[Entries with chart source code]
◇ ◇ ◇ ◇

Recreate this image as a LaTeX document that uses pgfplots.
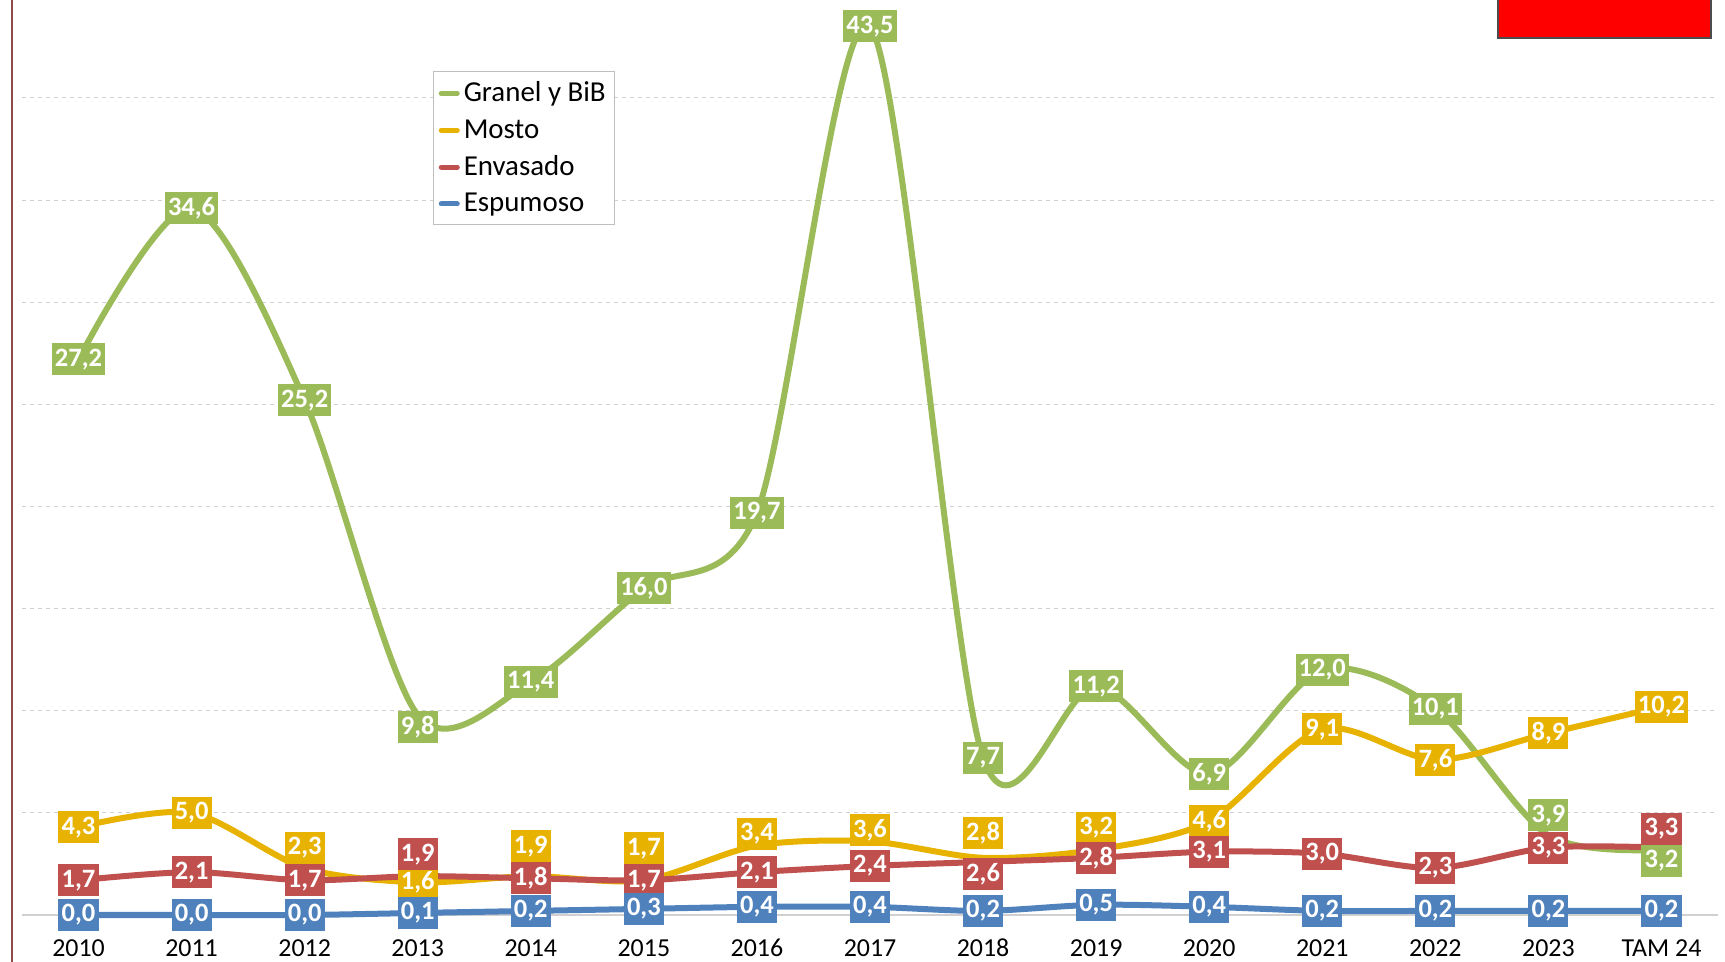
\documentclass[border=0pt]{standalone}
\usepackage{fontspec}
\setmainfont{Carlito}
\usepackage{pgfplots}
\usepackage{pgfplotstable}
\pgfplotsset{compat=1.18}
\definecolor{cGreen}{HTML}{9BBB59}
\definecolor{cGold}{HTML}{E8B200}
\definecolor{cRed}{HTML}{C0504D}
\definecolor{cBlue}{HTML}{4F81BD}
\definecolor{cGrid}{HTML}{D0D0D0}
\definecolor{cLeft}{HTML}{8E4B4B}

\pgfplotstableread{
x y lbl dy
0 27.2 27,2 0
1 34.6 34,6 0
2 25.2 25,2 0
3 9.8 9,8 -6
4 11.4 11,4 0
5 16.0 16,0 0
6 19.7 19,7 0
7 43.5 43,5 0
8 7.7 7,7 0
9 11.2 11,2 0
10 6.9 6,9 0
11 12.0 12,0 0
12 10.1 10,1 0
13 3.9 3,9 10
14 3.2 3,2 -5.5
}\granel

\pgfplotstableread{
x y lbl dy
0 4.3 4,3 0
1 5.0 5,0 0
2 2.3 2,3 10
3 1.6 1,6 0
4 1.9 1,9 15
5 1.7 1,7 16
6 3.4 3,4 6
7 3.6 3,6 5.5
8 2.8 2,8 12.5
9 3.2 3,2 11
10 4.6 4,6 0
11 9.1 9,1 0
12 7.6 7,6 0
13 8.9 8,9 0
14 10.2 10,2 0
}\mosto

\pgfplotstableread{
x y lbl dy
0 1.7 1,7 0
1 2.1 2,1 0
2 1.7 1,7 0
3 1.9 1,9 11
4 1.8 1,8 0
5 1.7 1,7 0
6 2.1 2,1 0
7 2.4 2,4 0
8 2.6 2,6 -6
9 2.8 2,8 0
10 3.1 3,1 0
11 3.0 3,0 0
12 2.3 2,3 0
13 3.3 3,3 0
14 3.3 3,3 9.5
}\envasado

\pgfplotstableread{
x y lbl dy
0 0.0 0,0 0
1 0.0 0,0 0
2 0.0 0,0 0
3 0.1 0,1 0
4 0.2 0,2 0
5 0.3 0,3 0
6 0.4 0,4 0
7 0.4 0,4 0
8 0.2 0,2 0
9 0.5 0,5 0
10 0.4 0,4 0
11 0.2 0,2 0
12 0.2 0,2 0
13 0.2 0,2 0
14 0.2 0,2 0
}\espumoso

\begin{document}
\begin{tikzpicture}
\path[use as bounding box] (0,0) rectangle (862.5bp,481bp);
\draw[cLeft, line width=0.7bp] (6bp,0) -- (6bp,481bp);
\begin{axis}[
  at={(11bp,23.5bp)}, anchor=south west,
  scale only axis, width=848bp, height=456.5bp,
  xmin=-0.5, xmax=14.5, ymin=0, ymax=44.7,
  clip=false,
  axis line style={draw=none},
  major tick length=0pt,
  xtick={0,...,14},
  xticklabels={2010,2011,2012,2013,2014,2015,2016,2017,2018,2019,2020,2021,2022,2023,TAM 24},
  xticklabel style={anchor=base, yshift=-20.5bp, font=\fontsize{13}{13}\selectfont},
  ytick={5,10,...,40},
  yticklabels={},
  ymajorgrids,
  grid style={cGrid, dash pattern=on 2bp off 2bp, line width=0.5bp},
  extra y ticks={0},
  extra y tick labels={},
  extra y tick style={grid style={solid, cGrid, line width=0.7bp}},
  legend style={at={(rel axis cs:0.2425,0.924)}, anchor=north west,
    draw=black!25, line width=0.5bp, inner xsep=2.5bp, inner ysep=3bp,
    font=\fontsize{14.5}{17.4}\selectfont, cells={anchor=west},
    row sep=3.3bp},
  legend image code/.code={\draw[line width=2.5bp, line cap=round] (0bp,0bp) -- (8bp,0bp);},
  legend cell align=left,
  point meta=explicit symbolic,
  nodes near coords,
  visualization depends on={\thisrow{dy} \as \dy},
  every node near coord/.append style={anchor=center, yshift=\dy bp,
    text=white, font=\bfseries\fontsize{13.3}{13.3}\selectfont,
    inner xsep=1.6bp, inner ysep=0pt, minimum height=16bp},
]
\addplot[cGreen, line width=3bp, smooth, tension=0.5,
  every node near coord/.append style={fill=cGreen}]
  table[x=x, y=y, meta=lbl] {\granel};
\addlegendentry{Granel y BiB}
\addplot[cGold, line width=3bp, smooth, tension=0.5,
  every node near coord/.append style={fill=cGold}]
  table[x=x, y=y, meta=lbl] {\mosto};
\addlegendentry{Mosto}
\addplot[cRed, line width=3bp, smooth, tension=0.5,
  every node near coord/.append style={fill=cRed}]
  table[x=x, y=y, meta=lbl] {\envasado};
\addlegendentry{Envasado}
\addplot[cBlue, line width=3bp, smooth, tension=0.5,
  every node near coord/.append style={fill=cBlue}]
  table[x=x, y=y, meta=lbl] {\espumoso};
\addlegendentry{Espumoso}
\end{axis}
\draw[black!70, fill=red, line width=0.6bp] (749bp,462bp) rectangle (855.5bp,482bp);
\end{tikzpicture}
\end{document}
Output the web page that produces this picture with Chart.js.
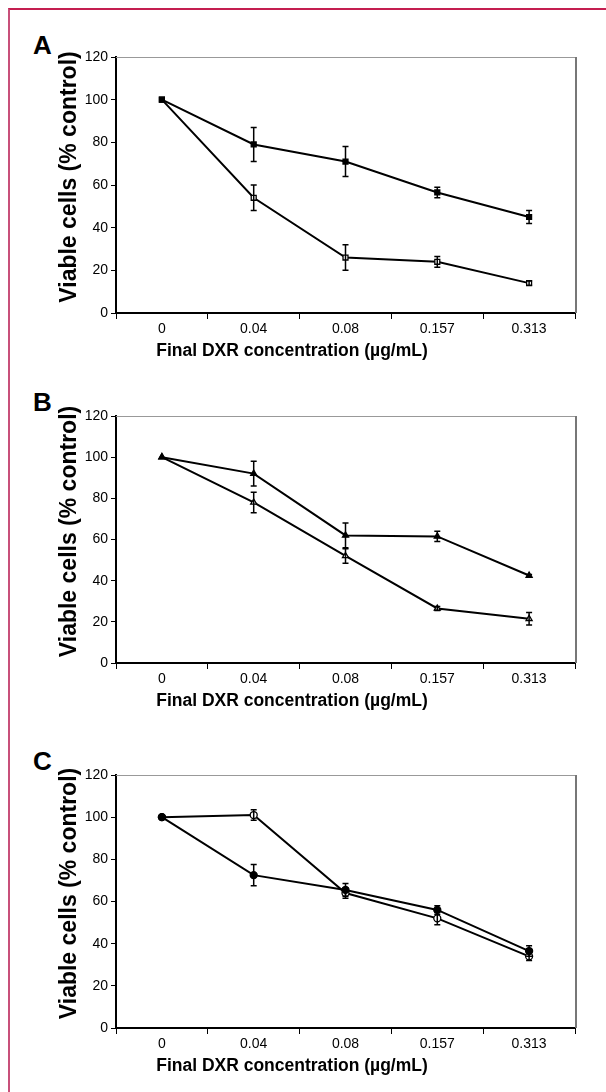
<!DOCTYPE html>
<html>
<head>
<meta charset="utf-8">
<script src="https://cdn.jsdelivr.net/npm/chart.js@4.4.0/dist/chart.umd.min.js"></script>
<style>
  body { margin: 0; background: #fff; font-family: 'Liberation Sans', Arial, sans-serif; }
  #frame { position: absolute; left: 8px; top: 8px; width: 620px; height: 1100px;
           border-top: 2px solid #c41e50; border-left: 2px solid #c8507a; }
  canvas { position: absolute; left: 0; }
  .letter { position: absolute; font: bold 26px 'Liberation Sans', Arial, sans-serif; color: #000; }
</style>
</head>
<body>
<div id="frame"></div>
<div class="letter" style="left:33px;top:30px">A</div>
<div class="letter" style="left:33px;top:387px">B</div>
<div class="letter" style="left:33px;top:746px">C</div>
<canvas id="chartA" style="top:0px"></canvas>
<canvas id="chartB" style="top:360px"></canvas>
<canvas id="chartC" style="top:720px"></canvas>
<script>
// Doses (x categories)
const doses = ['0', '0.04', '0.08', '0.157', '0.313'];

// Panel A (squares)
const aFilled = [100, 79, 71, 56.5, 45];
const aFilledErr = [0, 8, 7, 2.5, 3];
const aOpen = [100, 54, 26, 24, 14];
const aOpenErr = [0, 6, 6, 2.5, 1];

// Panel B (triangles)
const bFilled = [100, 92, 62, 61.5, 42.5];
const bFilledErr = [0, 6, 6, 2.5, 0.5];
const bOpen = [100, 78, 52, 26.5, 21.5];
const bOpenErr = [0, 5, 3.5, 1, 3];

// Panel C (circles)
const cOpen = [100, 101, 64, 52, 34];
const cOpenErr = [0, 2.5, 2.5, 3, 2];
const cFilled = [100, 72.5, 65.5, 56, 36.5];
const cFilledErr = [0, 5, 3, 2, 2.5];

const xTitle = 'Final DXR concentration (\u00b5g/mL)';
const yTitle = 'Viable cells (% control)';

// error bars drawn through the y scale
const errorBars = {
    id: 'errorBars',
    afterDatasetsDraw(chart) {
        const ctx = chart.ctx;
        const y = chart.scales.y;
        ctx.save();
        ctx.strokeStyle = '#000';
        ctx.lineWidth = 1.5;
        chart.data.datasets.forEach((ds, i) => {
            const meta = chart.getDatasetMeta(i);
            meta.data.forEach((pt, j) => {
                const e = ds.err[j];
                if (!e) return;
                const top = y.getPixelForValue(ds.data[j] + e);
                const bot = y.getPixelForValue(ds.data[j] - e);
                ctx.beginPath();
                ctx.moveTo(pt.x, top); ctx.lineTo(pt.x, bot);
                ctx.moveTo(pt.x - 3, top); ctx.lineTo(pt.x + 3, top);
                ctx.moveTo(pt.x - 3, bot); ctx.lineTo(pt.x + 3, bot);
                ctx.stroke();
            });
        });
        ctx.restore();
    }
};

// gray frame on top and right of plot area
const plotFrame = {
    id: 'plotFrame',
    beforeDatasetsDraw(chart) {
        const { ctx, chartArea: a } = chart;
        ctx.save();
        ctx.strokeStyle = '#999';
        ctx.lineWidth = 1;
        ctx.beginPath();
        ctx.moveTo(a.left, a.top + 0.5); ctx.lineTo(a.right, a.top + 0.5);
        ctx.stroke();
        ctx.strokeStyle = '#777';
        ctx.lineWidth = 2;
        ctx.beginPath();
        ctx.moveTo(a.right + 1, a.top); ctx.lineTo(a.right + 1, a.bottom);
        ctx.stroke();
        ctx.restore();
    }
};

// axis titles (the original ones sit a bit off-centre)
const axisTitles = {
    id: 'axisTitles',
    afterDraw(chart) {
        const { ctx, chartArea: a } = chart;
        ctx.save();
        ctx.fillStyle = '#000';
        ctx.textAlign = 'center';
        ctx.textBaseline = 'middle';
        ctx.font = 'bold 17.5px "Liberation Sans", Arial, sans-serif';
        ctx.fillText(xTitle, a.left + 176, a.bottom + 38);
        ctx.translate(70, (a.top + a.bottom) / 2 - 8);
        ctx.rotate(-Math.PI / 2);
        ctx.font = 'bold 23px "Liberation Sans", Arial, sans-serif';
        ctx.fillText(yTitle, 0, 0);
        ctx.restore();
    }
};

function makeChart(id, height, padTop, style, s1, e1, s2, e2) {
    const el = document.getElementById(id);
    el.width = 606;
    el.height = height;
    const common = {
        borderColor: '#000',
        borderWidth: 2,
        pointStyle: style,
        pointRadius: 3.5,
        pointBorderColor: '#000',
        pointBorderWidth: 1.3,
        tension: 0
    };
    return new Chart(el, {
        type: 'line',
        data: {
            labels: doses,
            datasets: [
                Object.assign({ data: s1, err: e1, pointBackgroundColor: '#000' }, common),
                Object.assign({ data: s2, err: e2, pointBackgroundColor: '#fff' }, common)
            ]
        },
        options: {
            responsive: false,
            animation: false,
            layout: { padding: { top: padTop, left: 56, right: 31, bottom: 0 } },
            plugins: { legend: { display: false }, tooltip: { enabled: false } },
            scales: {
                x: {
                    offset: true,
                    grid: { offset: true, drawOnChartArea: false, tickLength: 6, color: '#000', tickWidth: 1 },
                    border: { color: '#000', width: 2 },
                    ticks: { color: '#000', padding: 2, font: { family: 'Liberation Sans', size: 14 } },
                    afterFit(scale) { scale.height = 57; }
                },
                y: {
                    min: 0, max: 120,
                    grid: { drawOnChartArea: false, tickLength: 5, color: '#000', tickWidth: 1 },
                    border: { color: '#000', width: 2 },
                    ticks: { stepSize: 20, color: '#000', padding: 3, font: { family: 'Liberation Sans', size: 14 } },
                    afterFit(scale) { scale.width = 60; }
                }
            }
        },
        plugins: [plotFrame, errorBars, axisTitles]
    });
}

makeChart('chartA', 370, 57, 'rect', aFilled, aFilledErr, aOpen, aOpenErr);
makeChart('chartB', 360, 56, 'triangle', bFilled, bFilledErr, bOpen, bOpenErr);
makeChart('chartC', 365, 55, 'circle', cFilled, cFilledErr, cOpen, cOpenErr);
</script>
</body>
</html>
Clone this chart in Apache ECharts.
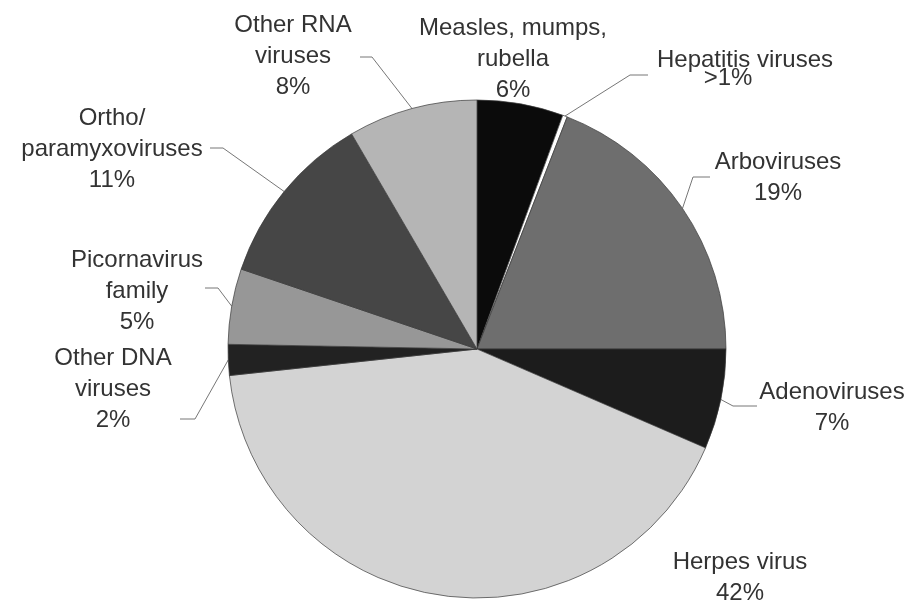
<!DOCTYPE html>
<html>
<head>
<meta charset="utf-8">
<script src="https://cdn.jsdelivr.net/npm/echarts@6/dist/echarts.min.js"></script>
<style>
html,body{margin:0;padding:0;background:#fff;}
#c{width:912px;height:601px;}
</style>
</head>
<body>
<div id="c"></div>
<script>
// ---- data ----
var categories = ["Measles, mumps,\nrubella", "Hepatitis viruses", "Arboviruses", "Adenoviruses", "Herpes virus", "Other DNA\nviruses", "Picornavirus\nfamily", "Ortho/\nparamyxoviruses", "Other RNA\nviruses"];
var values = [5.6, 0.3, 19.1, 6.5, 41.8, 2.0, 4.9, 11.4, 8.4];
var percentLabels = ["6%", ">1%", "19%", "7%", "42%", "2%", "5%", "11%", "8%"];

// ---- style ----
var colors = ["#0b0b0b", "#ffffff", "#6e6e6e", "#1c1c1c", "#d3d3d3", "#222222", "#979797", "#464646", "#b5b5b5"];
var lineH = 31;
var fs = 24;
// label anchor: [centerX, firstLineCenterY], leader bend & end points (null = no line)
var labelAnchors = [[513, 28], [745, 60], [778, 162], [832, 392], [740, 562], [113, 358], [137, 260], [112, 118], [293, 25]];
var lineBends = [null, [[630, 75], [648, 75]], [[693, 177], [710, 177]], [[733, 406], [757, 406]], null, [[195, 419], [180, 419]], [[218, 288], [205, 288]], [[223, 148], [210, 148]], [[372, 57], [360, 57]]];

var chart = echarts.init(document.getElementById('c'), null, {renderer: 'canvas'});
var data = categories.map(function (n, i) {
  var item = {name: n, value: values[i], itemStyle: {color: colors[i]}};
  if (!lineBends[i]) item.labelLine = {show: false};
  if (i === 1) {
    item.label = {
      formatter: '{a|Hepatitis viruses}\n{b|>1%}',
      rich: {
        a: {fontSize: fs, lineHeight: 18, color: '#333', fontFamily: 'Liberation Sans'},
        b: {fontSize: fs, lineHeight: 18, color: '#333', fontFamily: 'Liberation Sans', padding: [0, 34, 0, 0]}
      }
    };
  }
  return item;
});

chart.setOption({
  backgroundColor: '#ffffff',
  animation: false,
  series: [{
    type: 'pie',
    center: [477, 349],
    radius: [0, 249],
    startAngle: 90,
    clockwise: true,
    avoidLabelOverlap: false,
    data: data,
    itemStyle: {borderColor: '#3a3a3a', borderWidth: 0.7},
    label: {
      show: true,
      position: 'outside',
      fontFamily: 'Liberation Sans',
      fontSize: fs,
      lineHeight: lineH,
      color: '#333',
      align: 'center',
      formatter: function (p) { return p.name + '\n' + percentLabels[p.dataIndex]; }
    },
    labelLine: {show: true, lineStyle: {color: '#777', width: 1}},
    labelLayout: function (params) {
      var i = params.dataIndex;
      var a = labelAnchors[i];
      var res = {x: a[0], y: a[1] - (i === 1 ? 9 : lineH / 2), align: 'center', verticalAlign: 'top'};
      if (lineBends[i] && params.labelLinePoints) {
        res.labelLinePoints = [params.labelLinePoints[0], lineBends[i][0], lineBends[i][1]];
      }
      return res;
    }
  }]
});
</script>
</body>
</html>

◇ ◇ ◇ ◇

§ STATED GOAL
Please quote only the span of lines whose first line contains "Output the web" and whose last line contains "const aOpenErr = [0, 6, 6, 2.5, 1];", leaving every picture out.

§ RESULT OF THE EXERCISE
Output the web page that produces this picture with Chart.js.
<!DOCTYPE html>
<html>
<head>
<meta charset="utf-8">
<script src="https://cdn.jsdelivr.net/npm/chart.js@4.4.0/dist/chart.umd.min.js"></script>
<style>
  body { margin: 0; background: #fff; font-family: 'Liberation Sans', Arial, sans-serif; }
  #frame { position: absolute; left: 8px; top: 8px; width: 620px; height: 1100px;
           border-top: 2px solid #c41e50; border-left: 2px solid #c8507a; }
  canvas { position: absolute; left: 0; }
  .letter { position: absolute; font: bold 26px 'Liberation Sans', Arial, sans-serif; color: #000; }
</style>
</head>
<body>
<div id="frame"></div>
<div class="letter" style="left:33px;top:30px">A</div>
<div class="letter" style="left:33px;top:387px">B</div>
<div class="letter" style="left:33px;top:746px">C</div>
<canvas id="chartA" style="top:0px"></canvas>
<canvas id="chartB" style="top:360px"></canvas>
<canvas id="chartC" style="top:720px"></canvas>
<script>
// Doses (x categories)
const doses = ['0', '0.04', '0.08', '0.157', '0.313'];

// Panel A (squares)
const aFilled = [100, 79, 71, 56.5, 45];
const aFilledErr = [0, 8, 7, 2.5, 3];
const aOpen = [100, 54, 26, 24, 14];
const aOpenErr = [0, 6, 6, 2.5, 1];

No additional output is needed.